*YOUR GOAL*
Retype the stretch of lines that starts at the line containing "Generate a LaTeX" and ends at the line containing "(4,443) -- (854,443);", inclusive. Do not include pictures.

*STORED ROWS*
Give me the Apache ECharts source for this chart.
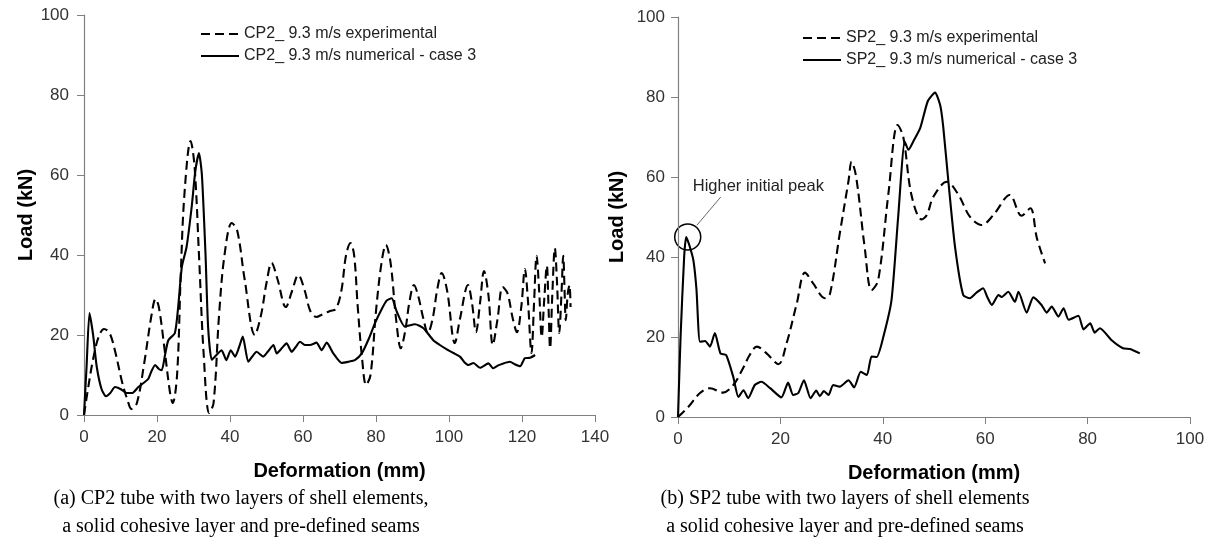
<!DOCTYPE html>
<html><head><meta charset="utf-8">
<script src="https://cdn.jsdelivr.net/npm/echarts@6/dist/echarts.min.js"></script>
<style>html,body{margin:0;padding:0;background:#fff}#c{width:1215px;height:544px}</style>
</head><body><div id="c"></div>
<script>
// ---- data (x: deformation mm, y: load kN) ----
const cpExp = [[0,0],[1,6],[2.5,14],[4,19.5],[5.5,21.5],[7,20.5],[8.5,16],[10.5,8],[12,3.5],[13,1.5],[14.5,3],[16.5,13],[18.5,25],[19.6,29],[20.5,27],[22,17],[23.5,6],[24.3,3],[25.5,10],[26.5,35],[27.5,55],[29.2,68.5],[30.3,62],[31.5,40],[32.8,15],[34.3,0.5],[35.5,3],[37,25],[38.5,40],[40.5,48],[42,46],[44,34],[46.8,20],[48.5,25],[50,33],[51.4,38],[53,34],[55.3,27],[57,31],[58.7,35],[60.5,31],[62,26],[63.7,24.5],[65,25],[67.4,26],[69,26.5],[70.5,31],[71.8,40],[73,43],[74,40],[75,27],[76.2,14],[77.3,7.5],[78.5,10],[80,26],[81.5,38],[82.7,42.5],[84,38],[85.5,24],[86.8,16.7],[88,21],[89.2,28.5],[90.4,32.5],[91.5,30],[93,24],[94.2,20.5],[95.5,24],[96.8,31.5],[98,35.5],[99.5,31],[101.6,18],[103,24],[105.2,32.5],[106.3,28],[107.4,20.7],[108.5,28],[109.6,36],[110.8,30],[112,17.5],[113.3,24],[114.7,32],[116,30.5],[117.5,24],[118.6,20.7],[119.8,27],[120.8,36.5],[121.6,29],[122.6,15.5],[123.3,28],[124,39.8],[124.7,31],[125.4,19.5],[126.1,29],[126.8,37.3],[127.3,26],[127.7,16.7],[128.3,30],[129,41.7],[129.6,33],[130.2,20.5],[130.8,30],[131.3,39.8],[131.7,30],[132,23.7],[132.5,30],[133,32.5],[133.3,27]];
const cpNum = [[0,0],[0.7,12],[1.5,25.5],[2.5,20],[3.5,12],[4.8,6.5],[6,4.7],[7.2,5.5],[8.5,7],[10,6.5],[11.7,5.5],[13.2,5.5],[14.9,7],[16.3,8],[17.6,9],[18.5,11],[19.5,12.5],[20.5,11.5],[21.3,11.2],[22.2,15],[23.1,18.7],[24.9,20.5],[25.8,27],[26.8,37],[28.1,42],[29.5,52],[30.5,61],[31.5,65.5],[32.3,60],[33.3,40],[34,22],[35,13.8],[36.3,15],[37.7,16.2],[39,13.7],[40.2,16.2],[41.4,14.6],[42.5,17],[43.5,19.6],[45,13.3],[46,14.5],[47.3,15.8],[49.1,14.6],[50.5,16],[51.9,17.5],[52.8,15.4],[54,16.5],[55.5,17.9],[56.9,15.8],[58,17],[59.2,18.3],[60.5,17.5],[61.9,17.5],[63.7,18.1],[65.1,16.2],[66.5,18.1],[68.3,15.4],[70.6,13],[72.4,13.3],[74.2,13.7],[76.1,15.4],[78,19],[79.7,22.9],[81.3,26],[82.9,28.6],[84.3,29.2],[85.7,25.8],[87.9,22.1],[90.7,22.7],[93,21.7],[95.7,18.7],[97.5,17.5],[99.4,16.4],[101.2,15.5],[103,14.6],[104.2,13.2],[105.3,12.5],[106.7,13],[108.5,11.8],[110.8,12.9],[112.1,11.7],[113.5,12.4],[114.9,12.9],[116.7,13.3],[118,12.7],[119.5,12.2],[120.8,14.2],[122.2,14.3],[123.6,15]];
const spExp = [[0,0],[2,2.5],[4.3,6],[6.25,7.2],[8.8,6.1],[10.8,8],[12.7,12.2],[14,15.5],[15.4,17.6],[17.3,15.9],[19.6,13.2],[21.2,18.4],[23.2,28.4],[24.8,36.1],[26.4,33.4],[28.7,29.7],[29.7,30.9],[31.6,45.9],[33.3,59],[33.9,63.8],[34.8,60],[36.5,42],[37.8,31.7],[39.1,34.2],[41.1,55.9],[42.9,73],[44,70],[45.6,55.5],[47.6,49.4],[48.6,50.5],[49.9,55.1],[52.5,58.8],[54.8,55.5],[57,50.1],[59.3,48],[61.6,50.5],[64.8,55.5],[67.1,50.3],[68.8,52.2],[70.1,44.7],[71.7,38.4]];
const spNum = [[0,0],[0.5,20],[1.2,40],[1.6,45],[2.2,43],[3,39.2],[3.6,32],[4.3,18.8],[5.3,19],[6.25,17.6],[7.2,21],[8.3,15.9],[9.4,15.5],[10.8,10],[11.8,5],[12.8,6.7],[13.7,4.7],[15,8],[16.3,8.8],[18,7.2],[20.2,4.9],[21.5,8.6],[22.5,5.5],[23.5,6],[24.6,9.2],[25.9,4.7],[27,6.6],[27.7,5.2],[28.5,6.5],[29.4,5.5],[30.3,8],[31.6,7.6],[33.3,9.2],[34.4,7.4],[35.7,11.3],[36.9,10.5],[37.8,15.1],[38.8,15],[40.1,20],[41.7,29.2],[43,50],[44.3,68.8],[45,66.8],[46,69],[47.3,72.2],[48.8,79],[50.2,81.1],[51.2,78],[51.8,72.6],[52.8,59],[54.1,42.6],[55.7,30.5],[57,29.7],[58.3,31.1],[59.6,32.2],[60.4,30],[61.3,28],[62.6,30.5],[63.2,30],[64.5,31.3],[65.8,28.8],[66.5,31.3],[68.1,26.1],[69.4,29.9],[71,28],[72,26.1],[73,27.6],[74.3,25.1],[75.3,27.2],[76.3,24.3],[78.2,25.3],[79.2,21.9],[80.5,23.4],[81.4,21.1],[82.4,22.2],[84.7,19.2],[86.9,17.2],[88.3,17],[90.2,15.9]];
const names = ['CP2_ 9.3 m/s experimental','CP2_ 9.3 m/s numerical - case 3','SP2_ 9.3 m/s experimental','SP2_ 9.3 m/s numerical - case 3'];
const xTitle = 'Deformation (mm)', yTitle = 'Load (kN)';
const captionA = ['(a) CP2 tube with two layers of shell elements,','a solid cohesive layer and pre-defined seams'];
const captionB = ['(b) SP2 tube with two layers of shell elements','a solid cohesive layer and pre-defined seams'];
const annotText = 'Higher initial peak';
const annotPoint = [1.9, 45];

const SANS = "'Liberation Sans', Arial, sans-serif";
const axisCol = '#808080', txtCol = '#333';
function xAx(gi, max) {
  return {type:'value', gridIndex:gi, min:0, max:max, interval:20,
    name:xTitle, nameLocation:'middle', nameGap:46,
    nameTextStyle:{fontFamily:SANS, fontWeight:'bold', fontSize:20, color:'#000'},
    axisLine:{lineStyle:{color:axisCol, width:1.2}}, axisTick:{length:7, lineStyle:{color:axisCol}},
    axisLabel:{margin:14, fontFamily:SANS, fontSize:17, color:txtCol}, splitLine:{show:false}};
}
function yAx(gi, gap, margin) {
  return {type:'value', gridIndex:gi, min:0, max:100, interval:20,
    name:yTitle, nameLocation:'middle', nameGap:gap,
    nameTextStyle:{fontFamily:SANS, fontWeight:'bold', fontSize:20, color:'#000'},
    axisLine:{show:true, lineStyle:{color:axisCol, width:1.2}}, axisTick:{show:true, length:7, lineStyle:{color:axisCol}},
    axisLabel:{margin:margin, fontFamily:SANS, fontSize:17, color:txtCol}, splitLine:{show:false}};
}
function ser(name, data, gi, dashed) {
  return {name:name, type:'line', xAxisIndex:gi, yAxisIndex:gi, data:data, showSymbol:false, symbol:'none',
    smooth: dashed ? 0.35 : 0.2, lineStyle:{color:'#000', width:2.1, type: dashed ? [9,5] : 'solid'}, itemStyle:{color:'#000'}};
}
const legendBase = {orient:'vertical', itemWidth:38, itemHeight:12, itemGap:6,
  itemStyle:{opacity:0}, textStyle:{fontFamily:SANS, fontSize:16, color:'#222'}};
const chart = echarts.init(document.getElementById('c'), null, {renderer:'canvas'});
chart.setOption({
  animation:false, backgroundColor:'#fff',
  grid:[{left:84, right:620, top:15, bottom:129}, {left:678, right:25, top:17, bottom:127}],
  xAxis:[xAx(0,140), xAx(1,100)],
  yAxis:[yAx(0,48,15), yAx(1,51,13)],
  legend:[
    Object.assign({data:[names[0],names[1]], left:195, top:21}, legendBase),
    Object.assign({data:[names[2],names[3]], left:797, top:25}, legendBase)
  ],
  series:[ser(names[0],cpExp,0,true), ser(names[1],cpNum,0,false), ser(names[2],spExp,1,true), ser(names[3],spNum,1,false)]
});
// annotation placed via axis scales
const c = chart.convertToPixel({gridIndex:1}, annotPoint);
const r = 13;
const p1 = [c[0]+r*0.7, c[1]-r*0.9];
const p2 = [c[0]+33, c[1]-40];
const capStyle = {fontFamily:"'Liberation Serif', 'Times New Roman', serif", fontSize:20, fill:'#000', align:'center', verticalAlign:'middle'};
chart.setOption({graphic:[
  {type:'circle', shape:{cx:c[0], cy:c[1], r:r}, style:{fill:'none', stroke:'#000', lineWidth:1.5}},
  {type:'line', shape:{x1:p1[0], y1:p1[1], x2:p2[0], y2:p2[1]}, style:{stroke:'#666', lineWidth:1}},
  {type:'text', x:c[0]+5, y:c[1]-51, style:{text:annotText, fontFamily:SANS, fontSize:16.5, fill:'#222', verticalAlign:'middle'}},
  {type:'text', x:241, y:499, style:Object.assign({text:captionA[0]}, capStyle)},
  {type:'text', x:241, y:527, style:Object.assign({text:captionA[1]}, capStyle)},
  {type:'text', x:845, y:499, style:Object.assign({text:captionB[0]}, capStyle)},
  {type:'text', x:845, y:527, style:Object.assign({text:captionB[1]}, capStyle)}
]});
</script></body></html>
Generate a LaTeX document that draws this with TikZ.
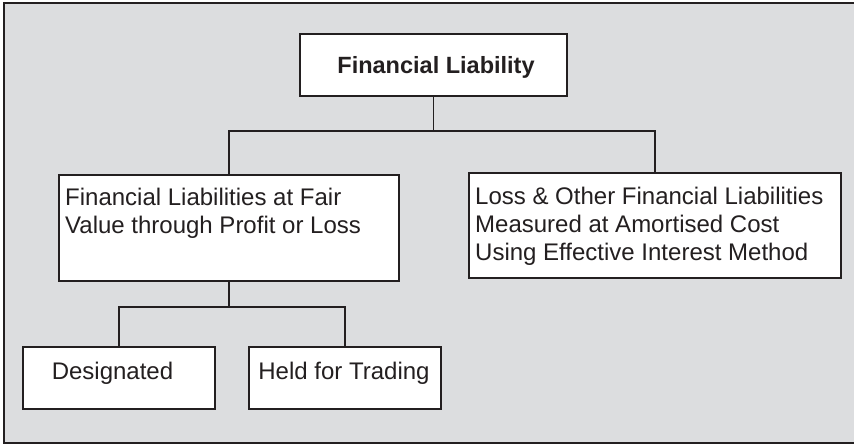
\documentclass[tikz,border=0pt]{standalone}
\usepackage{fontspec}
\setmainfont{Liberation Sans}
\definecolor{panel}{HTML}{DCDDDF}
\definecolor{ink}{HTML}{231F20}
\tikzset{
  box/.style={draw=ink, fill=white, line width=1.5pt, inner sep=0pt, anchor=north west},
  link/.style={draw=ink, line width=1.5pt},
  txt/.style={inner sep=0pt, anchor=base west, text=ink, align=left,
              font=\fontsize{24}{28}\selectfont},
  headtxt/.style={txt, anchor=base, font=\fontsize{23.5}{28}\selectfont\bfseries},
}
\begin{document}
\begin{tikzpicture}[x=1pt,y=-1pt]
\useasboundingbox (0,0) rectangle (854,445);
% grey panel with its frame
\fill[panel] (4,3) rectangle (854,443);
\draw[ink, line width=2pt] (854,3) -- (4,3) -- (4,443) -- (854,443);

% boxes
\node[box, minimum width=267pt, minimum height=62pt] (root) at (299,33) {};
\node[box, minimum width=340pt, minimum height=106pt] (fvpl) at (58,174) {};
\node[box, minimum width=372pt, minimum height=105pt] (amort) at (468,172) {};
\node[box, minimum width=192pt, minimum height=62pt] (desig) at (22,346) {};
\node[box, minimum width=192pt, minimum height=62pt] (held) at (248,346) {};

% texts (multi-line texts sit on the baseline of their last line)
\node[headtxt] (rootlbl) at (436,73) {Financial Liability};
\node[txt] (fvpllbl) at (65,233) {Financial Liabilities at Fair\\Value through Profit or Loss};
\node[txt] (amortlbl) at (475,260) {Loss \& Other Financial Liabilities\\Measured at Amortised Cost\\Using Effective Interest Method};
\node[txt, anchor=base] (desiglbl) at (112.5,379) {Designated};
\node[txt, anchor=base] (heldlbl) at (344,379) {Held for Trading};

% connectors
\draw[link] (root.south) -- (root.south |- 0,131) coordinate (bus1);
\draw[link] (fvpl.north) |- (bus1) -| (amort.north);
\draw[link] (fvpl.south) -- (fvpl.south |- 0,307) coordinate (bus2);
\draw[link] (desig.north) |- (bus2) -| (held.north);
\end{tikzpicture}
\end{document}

*ANSWER TO THIS EXERCISE*
Generate a LaTeX document that draws this with TikZ.
\documentclass[tikz,border=0pt]{standalone}
\usepackage{fontspec}
\setmainfont{Liberation Sans}
\definecolor{panel}{HTML}{DCDDDF}
\definecolor{ink}{HTML}{231F20}
\tikzset{
  box/.style={draw=ink, fill=white, line width=1.5pt, inner sep=0pt, anchor=north west},
  link/.style={draw=ink, line width=1.5pt},
  txt/.style={inner sep=0pt, anchor=base west, text=ink, align=left,
              font=\fontsize{24}{28}\selectfont},
  headtxt/.style={txt, anchor=base, font=\fontsize{23.5}{28}\selectfont\bfseries},
}
\begin{document}
\begin{tikzpicture}[x=1pt,y=-1pt]
\useasboundingbox (0,0) rectangle (854,445);
% grey panel with its frame
\fill[panel] (4,3) rectangle (854,443);
\draw[ink, line width=2pt] (854,3) -- (4,3) -- (4,443) -- (854,443);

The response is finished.